ブリタニカ国際大百科事典 小項目事典 「ゴンゴラ・イ・アルゴテ」の意味・わかりやすい解説
ゴンゴラ・イ・アルゴテ
Góngora y Argote, Luis de
[没]1627.5.23. コルドバ
スペインの詩人。「文飾主義」で知られる。コルドバの名門の家に生れ,聖職についたが,宗教心は薄く,詩作と放蕩にふけった。 1617年,マドリードでフェリペ3世の王室付き司祭となったが,宮廷生活になじめず,詩作もはかどらず,26年コルドバへ戻り,借金返済のため自作詩集の出版を思いついたが,精神病の発作に見舞われ,翌年死亡。詩作は2種に分れ,『詞華集』 Canciones (1605) にみられるように,形式,主題ともに庶民的で比較的平明なものと,叙事詩と田園詩の混合ともいうべき長詩『ポリフェモとガラテアの寓話』 Fábula de Polifemo y Galatea (12) や田園詩集『孤愁』 Soledades (13~17) のように独創的な様式のものである。
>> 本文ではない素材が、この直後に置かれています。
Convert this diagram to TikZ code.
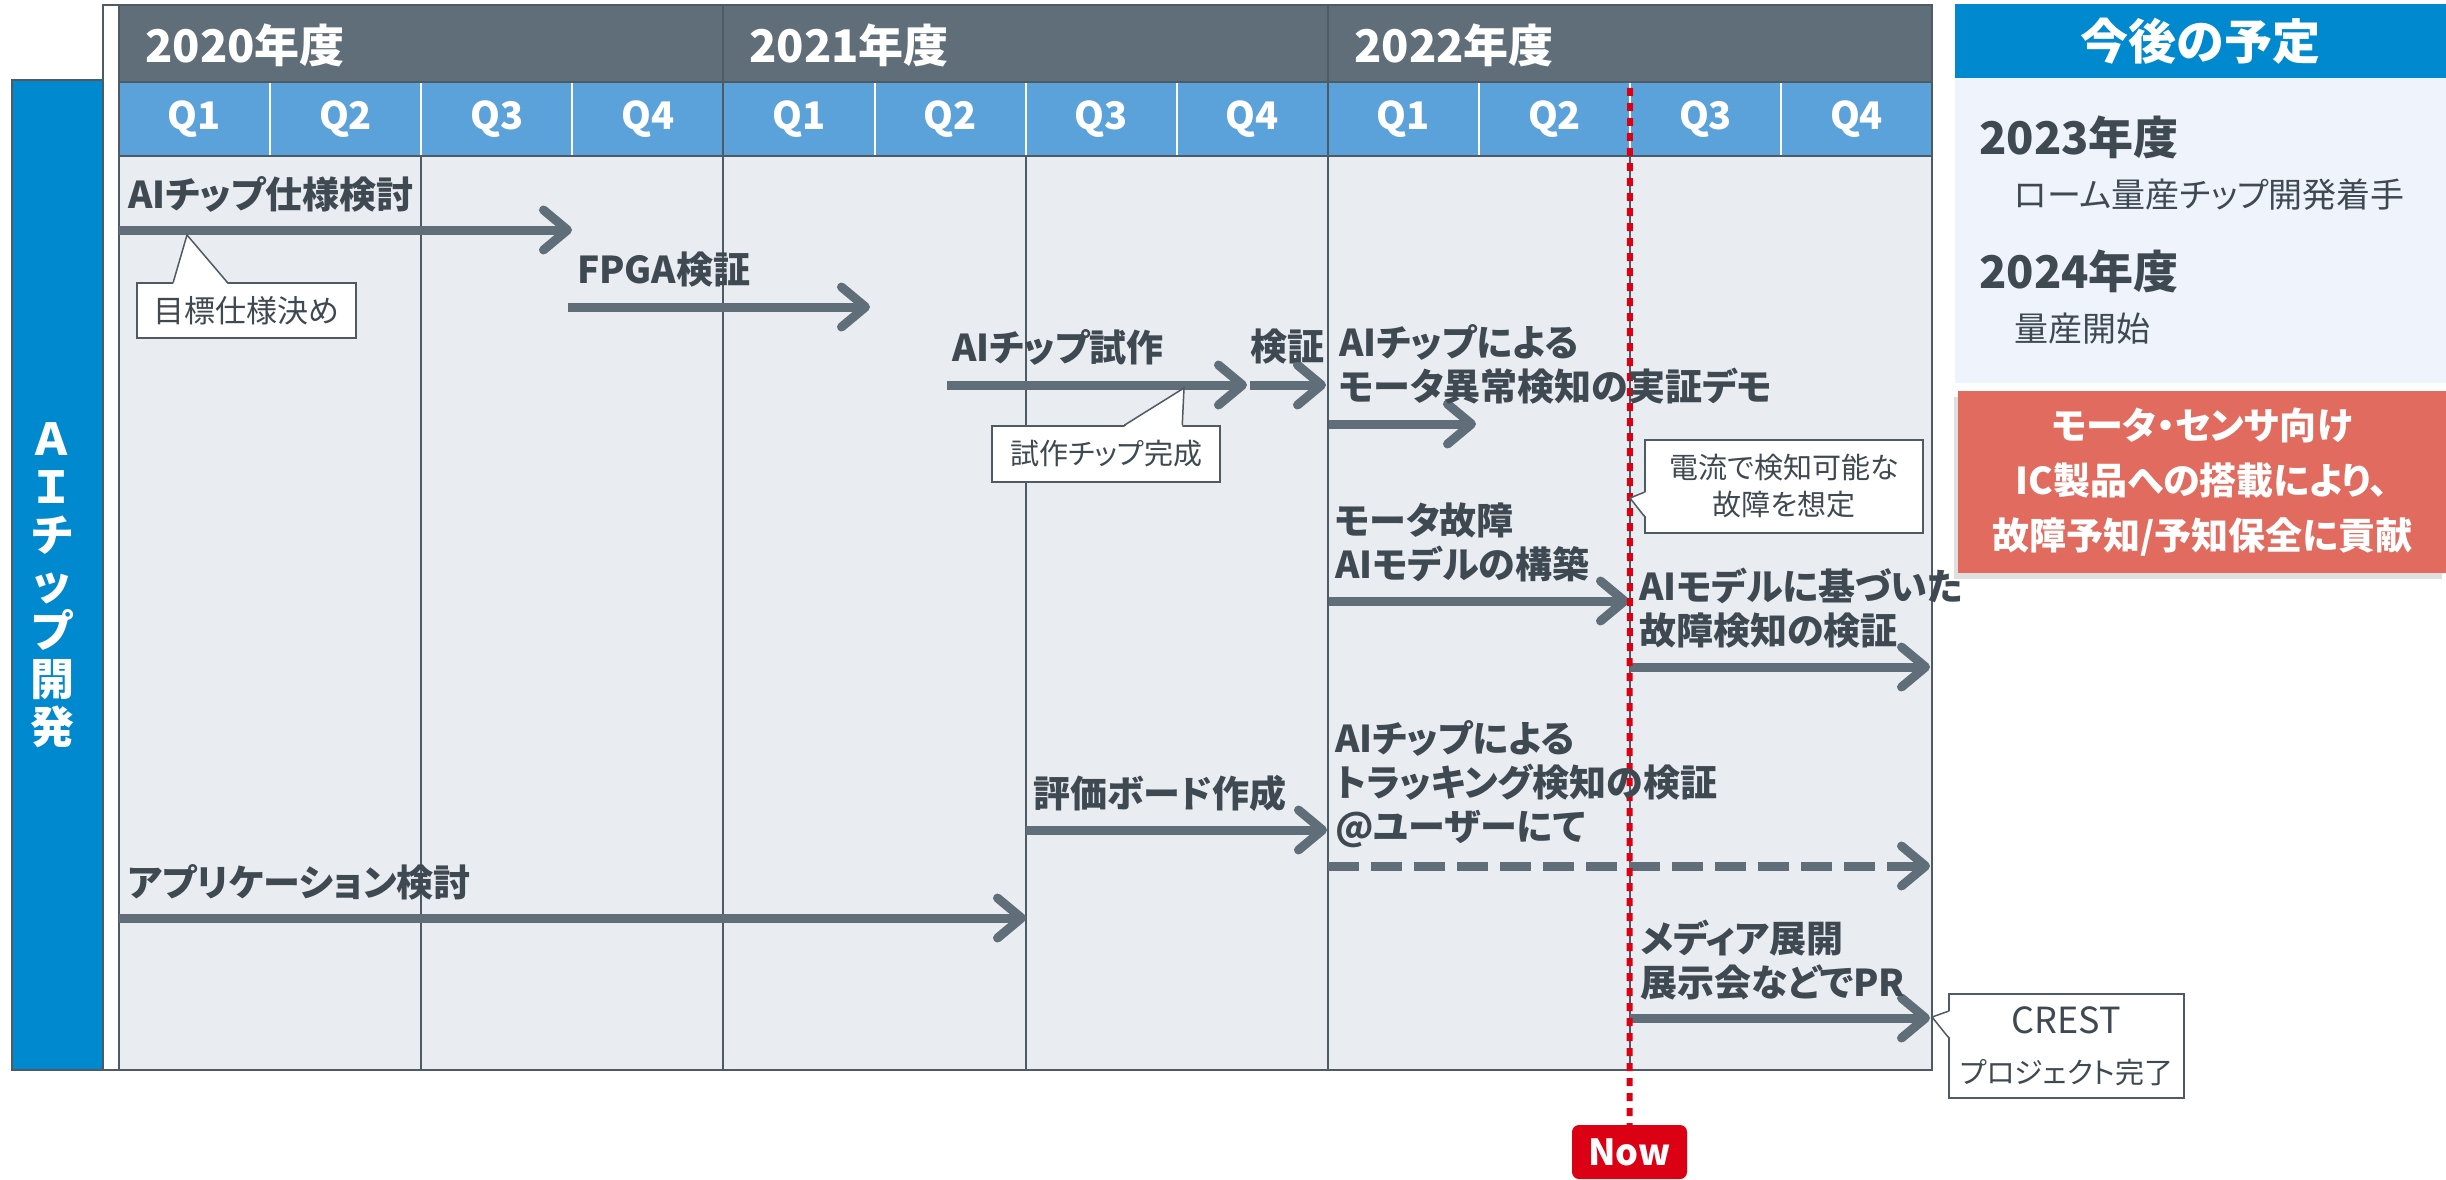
\documentclass[tikz,border=0pt]{standalone}
\usepackage{fontspec}
\setmainfont{Noto Sans CJK JP}[RawFeature=+palt]
\usetikzlibrary{arrows.meta,calc,shadows}

\definecolor{slate}{HTML}{5F6E78}
\definecolor{framegray}{HTML}{4E5A64}
\definecolor{qblue}{HTML}{5BA2DA}
\definecolor{bodygray}{HTML}{E9EDF1}
\definecolor{textgray}{HTML}{3E4952}
\definecolor{barblue}{HTML}{0089CF}
\definecolor{nowred}{HTML}{DC0014}
\definecolor{planbg}{HTML}{EFF3FB}
\definecolor{goalred}{HTML}{E06B5E}

\newcommand{\fsz}[2]{\fontsize{#1}{#2}\selectfont}

\begin{document}
\begin{tikzpicture}[
    x=1pt, y=-1pt,
    task/.style={anchor=west, inner sep=0pt, align=left, text=textgray, font=\bfseries\fsz{37}{44}},
    yearlbl/.style={anchor=west, inner sep=0pt, text=white, font=\bfseries\fsz{45}{50}},
    qlbl/.style={inner sep=0pt, text=white, font=\bfseries\fsz{38}{40}},
    note/.style={rectangle, draw=framegray, line width=1.5pt, fill=white, align=center, text=textgray, inner sep=0pt},
    noteline/.style={framegray, line width=1.5pt},
    arrow/.style={-{Straight Barb[length=24pt,width=40pt,round]}, line width=9pt, slate},
    dasharrow/.style={arrow, dash pattern=on 31pt off 12pt},
    gridline/.style={framegray, line width=2pt},
    qsep/.style={white, line width=2pt},
    nowline/.style={nowred, line width=6pt, dash pattern=on 8pt off 7pt},
    planhead/.style={inner sep=0pt, anchor=west, text=textgray, font=\bfseries\fsz{45}{50}},
    plantext/.style={inner sep=0pt, anchor=west, text=textgray, font=\fsz{34}{36}}
]
\useasboundingbox (0,0) rectangle (2446,1180);

\draw[framegray, line width=2pt, fill=barblue] (12,80) rectangle (103,1070);
\node[inner sep=0pt, align=center, text=white, font=\bfseries\fsz{44}{48}] (barlbl) at (52,585) {Ａ\\Ｉ\\チ\\ッ\\プ\\開\\発};

\draw[framegray, line width=2.5pt, fill=white] (103,5) rectangle (1932,1070);
\fill[slate] (119,5) rectangle (1932,82);
\fill[qblue] (119,82) rectangle (1932,156);
\fill[bodygray] (119,156) rectangle (1932,1070);
\draw[qsep] (270,82) -- (270,156) (421,82) -- (421,156) (572,82) -- (572,156)
    (875,82) -- (875,156) (1026,82) -- (1026,156) (1177,82) -- (1177,156)
    (1479,82) -- (1479,156) (1630,82) -- (1630,156) (1781,82) -- (1781,156);
\draw[gridline] (119,5) -- (119,1070) (421,156) -- (421,1070) (723,5) -- (723,1070)
    (1026,156) -- (1026,1070) (1328,5) -- (1328,1070) (1630,156) -- (1630,1070)
    (119,82) -- (1932,82) (119,156) -- (1932,156);
\draw[framegray, line width=2.5pt] (103,5) rectangle (1932,1070);

\node[yearlbl] (fy20) at (145,45) {2020年度};
\node[yearlbl] (fy21) at (749,45) {2021年度};
\node[yearlbl] (fy22) at (1354,45) {2022年度};

\node[qlbl] (fy20q1) at (194.5,119) {Q1};
\node[qlbl] (fy20q2) at (345.6,119) {Q2};
\node[qlbl] (fy20q3) at (496.7,119) {Q3};
\node[qlbl] (fy20q4) at (647.8,119) {Q4};
\node[qlbl] (fy21q1) at (799,119) {Q1};
\node[qlbl] (fy21q2) at (950,119) {Q2};
\node[qlbl] (fy21q3) at (1101,119) {Q3};
\node[qlbl] (fy21q4) at (1252,119) {Q4};
\node[qlbl] (fy22q1) at (1403,119) {Q1};
\node[qlbl] (fy22q2) at (1554.5,119) {Q2};
\node[qlbl] (fy22q3) at (1705.5,119) {Q3};
\node[qlbl] (fy22q4) at (1856.6,119) {Q4};

\coordinate (specS) at (119,230);   \coordinate (specE) at (572,230);
\coordinate (fpgaS) at (568,307);   \coordinate (fpgaE) at (870,307);
\coordinate (protoS) at (947,385);  \coordinate (protoE) at (1247,385);
\coordinate (checkS) at (1250,385); \coordinate (checkE) at (1326,385);
\coordinate (demoS) at (1329,424);  \coordinate (demoE) at (1476,424);
\coordinate (modelS) at (1329,601); \coordinate (modelE) at (1629,601);
\coordinate (faultS) at (1630,667); \coordinate (faultE) at (1930,667);
\coordinate (trackS) at (1328,866); \coordinate (trackE) at (1930,866);
\coordinate (boardS) at (1026,830); \coordinate (boardE) at (1327,830);
\coordinate (appS) at (119,918);    \coordinate (appE) at (1026,918);
\coordinate (mediaS) at (1630,1018); \coordinate (mediaE) at (1930,1018);

\draw[arrow] (specS) -- (specE);
\draw[arrow] (fpgaS) -- (fpgaE);
\draw[arrow] (protoS) -- (protoE);
\draw[arrow] (checkS) -- (checkE);
\draw[arrow] (demoS) -- (demoE);
\draw[arrow] (modelS) -- (modelE);
\draw[arrow] (faultS) -- (faultE);
\draw[dasharrow] (trackS) -- (trackE);
\draw[arrow] (boardS) -- (boardE);
\draw[arrow] (appS) -- (appE);
\draw[arrow] (mediaS) -- (mediaE);

\node[fill=nowred, rounded corners=7pt, minimum width=115pt, minimum height=54pt, inner sep=0pt, text=white, font=\bfseries\fsz{36}{40}] (now) at (1629.5,1152) {Now};
\coordinate (nowtop) at (1630,88);
\draw[nowline] (nowtop) -- (now.north);

\node[task] (spec) at (128,194) {AIチップ仕様検討};
\node[task] (fpga) at (577,270) {FPGA検証};
\node[task] (proto) at (952,347) {AIチップ試作};
\node[task] (check) at (1250,347) {検証};
\node[task] (demo) at (1339,364) {AIチップによる\\モータ異常検知の実証デモ};
\node[task] (model) at (1335,542) {モータ故障\\AIモデルの構築};
\node[task] (fault) at (1639,608) {AIモデルに基づいた\\故障検知の検証};
\node[task] (track) at (1335,784) {AIチップによる\\トラッキング検知の検証\\@ユーザーにて};
\node[task] (board) at (1033,793) {評価ボード作成};
\node[task] (app) at (128,882) {アプリケーション検討};
\node[task] (media) at (1640,960) {メディア展開\\展示会などでPR};

\node[note, minimum width=219pt, minimum height=55pt, font=\fsz{31}{37}] (goalspec) at (246.5,310.5) {目標仕様決め};
\coordinate (goalspecTip) at (187,235);
\fill[white] ($(goalspec.north west)+(37,1.5)$) -- (goalspecTip) -- ($(goalspec.north west)+(91,1.5)$) -- cycle;
\draw[noteline] ($(goalspec.north west)+(37,0)$) -- (goalspecTip) -- ($(goalspec.north west)+(91,0)$);

\node[note, minimum width=228pt, minimum height=56pt, font=\fsz{29}{37}] (protodone) at (1106,454) {試作チップ完成};
\coordinate (protodoneTip) at (1184,388);
\fill[white] ($(protodone.north west)+(133,1.5)$) -- (protodoneTip) -- ($(protodone.north west)+(191,1.5)$) -- cycle;
\draw[noteline] ($(protodone.north west)+(133,0)$) -- (protodoneTip) -- ($(protodone.north west)+(191,0)$);

\node[note, minimum width=278pt, minimum height=93pt, font=\fsz{29}{37}] (current) at (1784,486.5) {電流で検知可能な\\故障を想定};
\coordinate (currentTip) at (1630,498);
\fill[white] ($(current.north west)+(1.5,53)$) -- (currentTip) -- ($(current.north west)+(1.5,77)$) -- cycle;
\draw[noteline] ($(current.north west)+(0,53)$) -- (currentTip) -- ($(current.north west)+(0,77)$);

\node[note, minimum width=235pt, minimum height=104pt, font=\fsz{29}{50}] (crest) at (2066.5,1046) {{\fsz{36}{50}CREST}\\プロジェクト完了};
\coordinate (crestTip) at (1932,1017);
\fill[white] ($(crest.north west)+(1.5,18)$) -- (crestTip) -- ($(crest.north west)+(1.5,44)$) -- cycle;
\draw[noteline] ($(crest.north west)+(0,18)$) -- (crestTip) -- ($(crest.north west)+(0,44)$);

\node[fill=barblue, minimum width=491pt, minimum height=74pt, inner sep=0pt, text=white, font=\bfseries\fsz{48}{50}] (plantitle) at (2200.5,41.5) {今後の予定};
\fill[planbg] (1955,78.5) rectangle (2446,383);
\node[planhead] (fy23) at (1979,137) {2023年度};
\node[plantext] (fy23txt) at (2014,195) {ローム量産チップ開発着手};
\node[planhead] (fy24) at (1979,271) {2024年度};
\node[plantext] (fy24txt) at (2014,329) {量産開始};

\node[fill=goalred, minimum width=488pt, minimum height=182pt, inner sep=0pt, align=center, text=white,
      font=\bfseries\fsz{37}{55}, drop shadow={shadow xshift=-4pt, shadow yshift=-6pt, opacity=0.25}] (goal) at (2202,482)
      {モータ・センサ向け\\IC製品への搭載により、\\故障予知/予知保全に貢献};
\end{tikzpicture}
\end{document}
後者はラテン語風の語彙と構文,極端に複雑な比喩,神話からの引用により「文飾主義」と呼ばれた。これは詩の音楽性や色彩の表現にはすぐれるが,外面にとらわれすぎて内面性に乏しく,ケベド・イ・ビリエガスらの反論を招いた。長らく理解されなかったが,20世紀に入ってからバロック詩の典型として再評価の機運が高まり,広範な研究が進んだ。なかでも D.アロンソの『ゴンゴラ研究』 (1955) は有名。